[Entries with chart source code]
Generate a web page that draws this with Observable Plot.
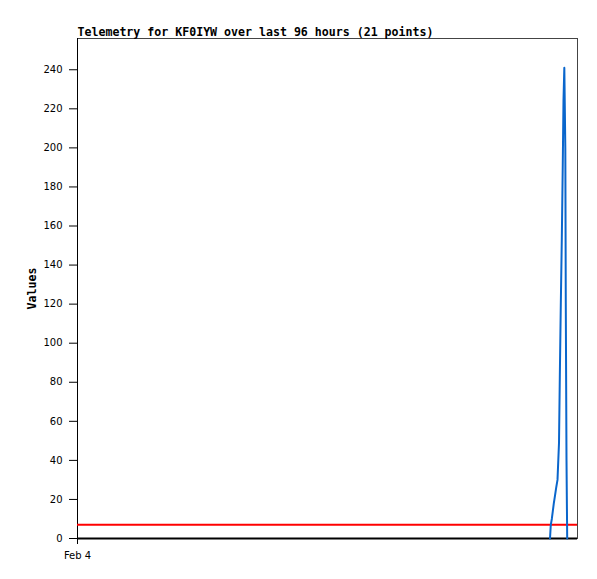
<!DOCTYPE html>
<html>
<head>
<meta charset="utf-8">
<script src="https://cdn.jsdelivr.net/npm/d3@7"></script>
<script src="https://cdn.jsdelivr.net/npm/@observablehq/plot@0.6"></script>
<style>
  html, body { margin: 0; padding: 0; background: #fff; }
</style>
</head>
<body>
<div id="chart"></div>
<script>
// Hours since Feb 4 00:00 (window of 96 hours)
const hours = [90.72, 90.87, 91.07, 91.26, 91.45, 91.68, 91.91, 92.16, 92.45, 92.61,
               92.79, 92.99, 93.16, 93.31, 93.47, 93.66, 93.75, 93.89, 94.02];
const values = [0, 7, 10, 14, 18, 22, 26, 30, 49, 84,
                119, 154, 189, 224, 241, 200, 121, 40, 0];
const thresholdValue = 7;
const yTicks = [0, 20, 40, 60, 80, 100, 120, 140, 160, 180, 200, 220, 240];
const xTickPos = [0];
const xTickLabels = ["Feb 4"];
const title = "Telemetry for KF0IYW over last 96 hours (21 points)";
const yLabel = "Values";

const series = hours.map((h, i) => ({h, v: values[i]}));

const chart = Plot.plot({
  width: 597,
  height: 579,
  marginLeft: 77,
  marginRight: 20,
  marginTop: 38,
  marginBottom: 41,
  style: {fontFamily: "DejaVu Sans", fontSize: "10px", background: "#fff", color: "#000"},
  x: {domain: [0, 96]},
  y: {domain: [0, 256]},
  marks: [
    Plot.axisY({ticks: yTicks, tickSize: 8, tickPadding: 7, label: null}),
    Plot.axisX({ticks: xTickPos, tickFormat: (d, i) => xTickLabels[i], tickSize: 6, tickPadding: 7, label: null}),
    Plot.frame({stroke: "#444", strokeWidth: 1}),
    Plot.ruleX([0], {stroke: "#000", strokeWidth: 1}),
    Plot.ruleY([thresholdValue], {stroke: "#ff0000", strokeWidth: 2}),
    Plot.ruleY([0], {stroke: "#000", strokeWidth: 2}),
    Plot.line(series, {x: "h", y: "v", stroke: "#0a66cc", strokeWidth: 2}),
    Plot.text([title], {frameAnchor: "top-left", textAnchor: "start", lineAnchor: "bottom", dy: -3,
      fontFamily: "DejaVu Sans Mono", fontWeight: "bold", fontSize: 11.6, fill: "#000"}),
    Plot.text([yLabel], {frameAnchor: "left", textAnchor: "middle", dx: -45, rotate: -90,
      fontFamily: "DejaVu Sans Mono", fontWeight: "bold", fontSize: 11.6, fill: "#000"})
  ]
});
document.getElementById("chart").appendChild(chart);
</script>
</body>
</html>
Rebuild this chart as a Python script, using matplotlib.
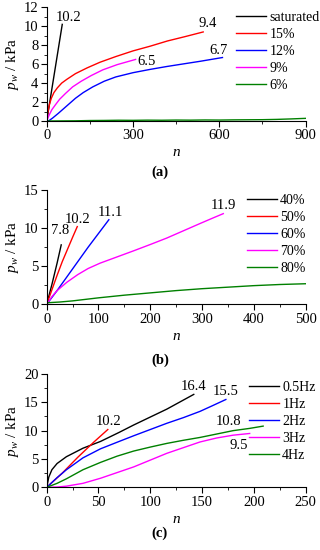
import matplotlib
matplotlib.use("Agg")
import matplotlib.pyplot as plt
from matplotlib.ticker import MultipleLocator

plt.rcParams['font.family'] = ['Liberation Serif', 'DejaVu Serif']
plt.rcParams['mathtext.fontset'] = 'custom'
plt.rcParams['mathtext.rm'] = 'Liberation Serif'
plt.rcParams['mathtext.it'] = 'Liberation Serif:italic'

# ---------- Panel (a): moisture ----------
a_labels = ["saturated", "15%", "12%", "9%", "6%"]
a_sat_n = [0, 54]
a_sat_p = [0, 10.2]
a_15_n = [0, 4, 9, 16, 25, 37, 52, 70, 100, 140, 185, 240, 300, 360, 420, 480, 544]
a_15_p = [0, 0.9, 1.7, 2.4, 3.0, 3.5, 4.0, 4.4, 5.0, 5.6, 6.2, 6.8, 7.4, 7.9, 8.45, 8.9, 9.4]
a_12_n = [0, 6, 20, 40, 70, 100, 127, 160, 200, 240, 300, 360, 417, 480, 533, 611]
a_12_p = [0, 0.0, 0.3, 0.8, 1.6, 2.4, 3.0, 3.6, 4.2, 4.65, 5.1, 5.45, 5.75, 6.05, 6.3, 6.7]
a_9_n = [0, 8, 18, 30, 45, 65, 90, 120, 155, 195, 245, 309]
a_9_p = [0, 0.6, 1.2, 1.7, 2.3, 2.9, 3.6, 4.2, 4.8, 5.4, 5.95, 6.5]
a_6_n = [0, 100, 150, 200, 250, 300, 350, 400, 450, 500, 550, 600, 650, 700, 750, 800, 850, 900]
a_6_p = [0.0, 0.02, 0.05, 0.06, 0.08, 0.07, 0.09, 0.08, 0.10, 0.09, 0.11, 0.10, 0.12, 0.13, 0.14, 0.17, 0.22, 0.28]
a_ann = ["10.2", "9.4", "6.5", "6.7"]

# ---------- Panel (b): saturation ----------
b_labels = ["40%", "50%", "60%", "70%", "80%"]
b_40_n = [0, 10, 20, 28]
b_40_p = [0, 2.6, 5.4, 7.8]
b_50_n = [0, 10, 20, 30, 40, 50, 59]
b_50_p = [0, 1.9, 3.8, 5.6, 7.2, 8.8, 10.2]
b_60_n = [0, 20, 40, 60, 80, 100, 120]
b_60_p = [0, 1.8, 3.7, 5.6, 7.5, 9.3, 11.1]
b_70_n = [0, 10, 20, 39, 60, 80, 103, 135, 167, 200, 232, 264, 296, 320, 341]
b_70_p = [0, 1.0, 1.8, 2.9, 3.9, 4.7, 5.4, 6.2, 7.0, 7.85, 8.7, 9.65, 10.6, 11.3, 11.9]
b_80_n = [0, 25, 50, 100, 150, 200, 250, 300, 350, 400, 450, 500]
b_80_p = [0.2, 0.3, 0.45, 0.85, 1.2, 1.5, 1.8, 2.05, 2.25, 2.45, 2.6, 2.7]
b_ann = ["7.8", "10.2", "11.1", "11.9"]

# ---------- Panel (c): frequency ----------
c_labels = ["0.5Hz", "1Hz", "2Hz", "3Hz", "4Hz"]
c_05_n = [0, 2, 5, 10, 19, 35, 52, 70, 84, 100, 116, 130, 142]
c_05_p = [0, 1.8, 3.1, 4.2, 5.4, 6.9, 8.1, 9.7, 11.0, 12.4, 13.8, 15.2, 16.4]
c_1_n = [0, 15, 30, 45, 59]
c_1_p = [0, 2.5, 5.3, 7.9, 10.2]
c_2_n = [0, 10, 19, 35, 52, 70, 84, 100, 116, 132, 148, 160, 173]
c_2_p = [0, 1.7, 3.1, 5.2, 6.8, 8.1, 9.1, 10.2, 11.3, 12.3, 13.4, 14.4, 15.5]
c_3_n = [0, 10, 19, 35, 52, 68, 84, 100, 116, 132, 148, 164, 180, 196]
c_3_p = [0, 0.05, 0.2, 0.7, 1.6, 2.6, 3.6, 4.8, 6.0, 7.0, 8.0, 8.7, 9.2, 9.5]
c_4_n = [0, 10, 19, 35, 52, 68, 84, 100, 116, 132, 148, 164, 180, 196, 209]
c_4_p = [0, 0.7, 1.5, 3.1, 4.4, 5.5, 6.4, 7.1, 7.75, 8.3, 8.8, 9.4, 10.0, 10.4, 10.8]
c_ann = ["16.4", "10.2", "15.5", "9.5", "10.8"]

colors = ["black", "#ff0000", "#0000ff", "#ff00ff", "#008000"]
FS = 10.5

fig = plt.figure(figsize=(3.2, 5.5), dpi=100)

def style(ax, xmax, xmaj, xmin, ymax, ymaj, ymin):
    ax.set_xlim(0, xmax)
    ax.set_ylim(0, ymax)
    ax.xaxis.set_major_locator(MultipleLocator(xmaj))
    ax.xaxis.set_minor_locator(MultipleLocator(xmin))
    ax.yaxis.set_major_locator(MultipleLocator(ymaj))
    ax.yaxis.set_minor_locator(MultipleLocator(ymin))
    ax.spines['top'].set_visible(False)
    ax.spines['right'].set_visible(False)
    ax.tick_params(which='major', direction='out', length=4, width=0.8, labelsize=FS, pad=2)
    ax.tick_params(which='minor', direction='out', length=2, width=0.6)
    ax.set_xlabel(r"$\mathit{n}$", fontsize=11, labelpad=3)
    ax.set_ylabel(r"$\mathit{p}_{\mathit{w}}$ / kPa", fontsize=11, labelpad=2)
    ax.patch.set_alpha(0)

def legend(ax, handles, labels, loc):
    return ax.legend(handles, labels, loc='upper left', bbox_to_anchor=loc, frameon=False,
                     fontsize=10, handlelength=2.15, handletextpad=0.25,
                     labelspacing=0.28, borderaxespad=0, borderpad=0)

def label_end(ax, text, n, p, off):
    ax.annotate(text, (n[-1], p[-1]), xytext=off, textcoords='offset points',
                fontsize=FS, ha='center', va='center')

# (a)
axa = fig.add_axes([0.146, 0.780, 0.809, 0.2067])
series_a = [(a_sat_n, a_sat_p), (a_15_n, a_15_p), (a_12_n, a_12_p), (a_9_n, a_9_p), (a_6_n, a_6_p)]
ha = [axa.plot(n, p, color=c, lw=1)[0] for (n, p), c in zip(series_a, colors)]
style(axa, 900, 300, 150, 12, 2, 1)
legend(axa, ha, a_labels, (0.731, 0.967))
label_end(axa, a_ann[0], a_sat_n, a_sat_p, (4.3, 5.3))
label_end(axa, a_ann[1], a_15_n, a_15_p, (2.9, 5.8))
label_end(axa, a_ann[2], a_9_n, a_9_p, (8.2, -1.2))
label_end(axa, a_ann[3], a_12_n, a_12_p, (-3.2, 5.4))
fig.text(0.5, 1 - 172 / 550, "(a)", ha='center', va='center', fontsize=FS, fontweight='bold')

# (b)
axb = fig.add_axes([0.146, 0.4467, 0.809, 0.2078])
series_b = [(b_40_n, b_40_p), (b_50_n, b_50_p), (b_60_n, b_60_p), (b_70_n, b_70_p), (b_80_n, b_80_p)]
hb = [axb.plot(n, p, color=c, lw=1)[0] for (n, p), c in zip(series_b, colors)]
style(axb, 500, 100, 50, 15, 5, 2.5)
legend(axb, hb, b_labels, (0.773, 0.965))
label_end(axb, b_ann[0], b_40_n, b_40_p, (-0.9, 10.7))
label_end(axb, b_ann[1], b_50_n, b_50_p, (0, 4.8))
label_end(axb, b_ann[2], b_60_n, b_60_p, (0.8, 5.3))
label_end(axb, b_ann[3], b_70_n, b_70_p, (0, 6.2))
fig.text(0.5, 1 - 360 / 550, "(b)", ha='center', va='center', fontsize=FS, fontweight='bold')

# (c)
axc = fig.add_axes([0.146, 0.114, 0.809, 0.206])
series_c = [(c_05_n, c_05_p), (c_1_n, c_1_p), (c_2_n, c_2_p), (c_3_n, c_3_p), (c_4_n, c_4_p)]
hc = [axc.plot(n, p, color=c, lw=1)[0] for (n, p), c in zip(series_c, colors)]
style(axc, 250, 50, 25, 20, 5, 2.5)
legend(axc, hc, c_labels, (0.781, 0.938))
label_end(axc, c_ann[0], c_05_n, c_05_p, (0, 5.5))
label_end(axc, c_ann[1], c_1_n, c_1_p, (0.4, 6.1))
label_end(axc, c_ann[2], c_2_n, c_2_p, (0, 5.6))
label_end(axc, c_ann[3], c_3_n, c_3_p, (-7.8, -9))
label_end(axc, c_ann[4], c_4_n, c_4_p, (-25, 3.2))
fig.text(0.5, 1 - 533 / 550, "(c)", ha='center', va='center', fontsize=FS, fontweight='bold')

fig.savefig("out.png", dpi=100)
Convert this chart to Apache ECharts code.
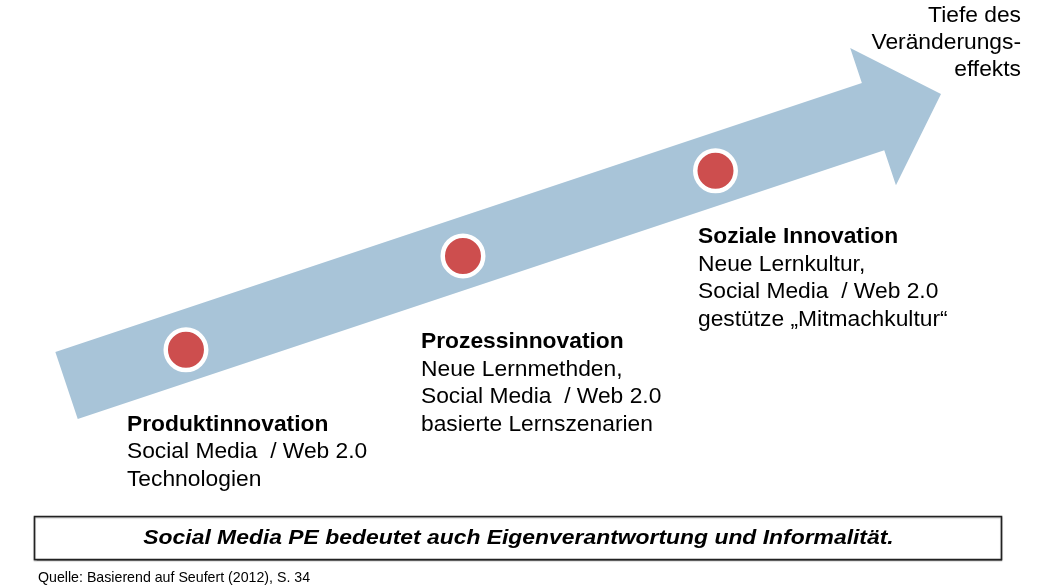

Task statement:
Starting at the line with "Rebuild this chart" and ending at the line with "plt.rcParams['mathtext.it'] = 'Liberation", copy each line exactly, both ends included. Do not copy the pictures.

Reply:
Rebuild this chart as a Python script, using matplotlib.
import matplotlib
matplotlib.use("Agg")
import matplotlib.pyplot as plt
from matplotlib.ticker import MultipleLocator

plt.rcParams['font.family'] = ['Liberation Serif', 'DejaVu Serif']
plt.rcParams['mathtext.fontset'] = 'custom'
plt.rcParams['mathtext.rm'] = 'Liberation Serif'
plt.rcParams['mathtext.it'] = 'Liberation Serif:italic'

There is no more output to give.